Durante ese tramo final, de 21 km, el tiempo se congeló. Cada paso era como si me pegaran en las piernas con un yunque. La cabeza me mortificaba, diciéndome que me montara al carro, que ya era suficiente. La carretera era interminable, y no había ni un solo plano, así fuese de un par de metros. Dos veces me giré para subirme al carro, pero por algún motivo no lo hice. Seguí. En mi mente solo deseaba que un carro me espichara y acabara con mi suplicio. El tiempo no pasaba. Estaba en el Matrix, pero yo no era Neo.

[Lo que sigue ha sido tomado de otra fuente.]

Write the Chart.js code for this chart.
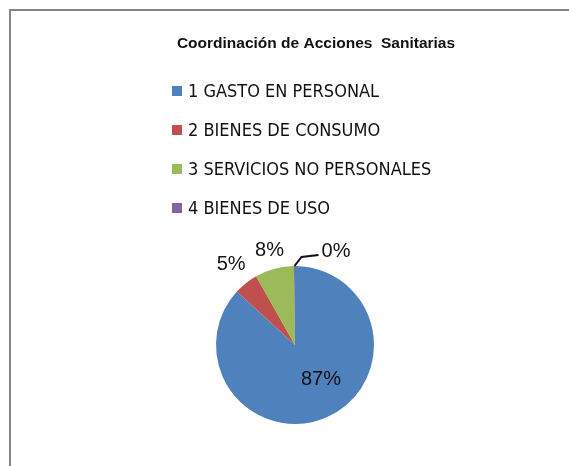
<!DOCTYPE html>
<html>
<head>
<meta charset="utf-8">
<script src="https://cdn.jsdelivr.net/npm/chart.js@4"></script>
<style>
  html, body { margin: 0; padding: 0; background: #fff; }
  #wrap { position: relative; width: 569px; height: 466px; overflow: hidden; }
  #frame { position: absolute; left: 9px; top: 9px; right: -10px; bottom: -10px;
           border-left: 2px solid #858585; border-top: 2px solid #858585; }
  canvas { position: absolute; left: 0; top: 0; }
</style>
</head>
<body>
<div id="wrap">
  <div id="frame"></div>
  <canvas id="pieChart" width="569" height="466"></canvas>
</div>
<script>
// Chart data
const chartTitle = 'Coordinación de Acciones  Sanitarias';
const categories = ['1 GASTO EN PERSONAL', '2 BIENES DE CONSUMO', '3 SERVICIOS NO PERSONALES', '4 BIENES DE USO'];
const values = [87, 5, 8, 0.2];
const colors = ['#4F81BD', '#C0504D', '#9BBB59', '#8064A2'];

const textFont = "'Liberation Sans Narrow', 'DejaVu Sans Condensed', 'Liberation Sans', sans-serif";

// title + legend drawn above the pie
const headerPlugin = {
  id: 'header',
  afterDraw(chart) {
    const ctx = chart.ctx;
    ctx.save();
    ctx.fillStyle = '#111';
    ctx.textBaseline = 'middle';
    ctx.textAlign = 'center';
    ctx.font = "bold 15.5px 'Liberation Sans', sans-serif";
    ctx.fillText(chartTitle, 316, 44);

    ctx.textAlign = 'left';
    ctx.font = '18px ' + textFont;
    categories.forEach((cat, i) => {
      const y = 91 + i * 39;
      ctx.fillStyle = colors[i];
      ctx.fillRect(172, y - 5, 10, 10);
      ctx.fillStyle = '#111';
      ctx.fillText(cat, 188, y + 1);
    });
    ctx.restore();
  }
};

// percentage labels
const labelRadius = [0.55, 1.3, 1.24];
const labelShift = [-13, 0, 0]; // degrees
const pctPlugin = {
  id: 'pctLabels',
  afterDatasetsDraw(chart) {
    const ctx = chart.ctx;
    const meta = chart.getDatasetMeta(0);
    const total = values.reduce((a, b) => a + b, 0);
    ctx.save();
    ctx.font = "20px 'Liberation Sans', sans-serif";
    ctx.fillStyle = '#111';
    ctx.textAlign = 'center';
    ctx.textBaseline = 'middle';
    meta.data.forEach((arc, i) => {
      const p = arc.getProps(['x', 'y', 'startAngle', 'endAngle', 'outerRadius'], true);
      const mid = (p.startAngle + p.endAngle) / 2;
      const txt = Math.round(values[i] / total * 100) + '%';
      if (i < labelRadius.length) {
        const r = p.outerRadius * labelRadius[i];
        const a = mid + labelShift[i] * Math.PI / 180;
        ctx.fillText(txt, p.x + Math.cos(a) * r, p.y + Math.sin(a) * r);
      } else {
        // tiny slice: leader line
        const sx = p.x + Math.cos(mid) * p.outerRadius;
        const sy = p.y + Math.sin(mid) * p.outerRadius;
        ctx.strokeStyle = '#111';
        ctx.lineWidth = 2;
        ctx.beginPath();
        ctx.moveTo(sx, sy);
        ctx.lineTo(sx + 7, sy - 9);
        ctx.lineTo(sx + 24, sy - 11);
        ctx.stroke();
        ctx.textAlign = 'left';
        ctx.fillText(txt, sx + 27, sy - 15);
      }
    });
    ctx.restore();
  }
};

new Chart(document.getElementById('pieChart'), {
  type: 'pie',
  data: {
    labels: categories,
    datasets: [{
      data: values,
      backgroundColor: colors,
      borderWidth: 0
    }]
  },
  options: {
    responsive: false,
    animation: false,
    layout: {
      padding: { left: 216, right: 195, top: 266, bottom: 42 }
    },
    plugins: {
      legend: { display: false },
      title: { display: false },
      tooltip: { enabled: false }
    }
  },
  plugins: [headerPlugin, pctPlugin]
});
</script>
</body>
</html>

Kilómetro 72. No más, me di por vencido. No. No lo hice. Sí. No. Sí. No. Empecé a cantar como loco. “Raquel y Carlota, vamos a cantar… Y al papá acompañar, la, la, la”. Así media hora, llorando. Llegó una bajada de 3 km, hasta el 77. Ya lo tenía cerca. Así llegara de rodillas. Ya no había vuelta atrás. Vi la meta y olvidé las nueve horas y media de trote. Piqué y coroné. Conquisté el alto de Letras. Volví a llorar. Y aún sigo llorando.

Donde me faltaron las piernas, me sobró la cabeza. La cabeza no tiene límites. La de nadie. Pero para saberlo hay que ponerla a prueba. En cualquier disciplina de la vida. Seré un loco, pero hoy soy un mejor loco que antes de Letras y me despido de 2020 mostrándole el dedo.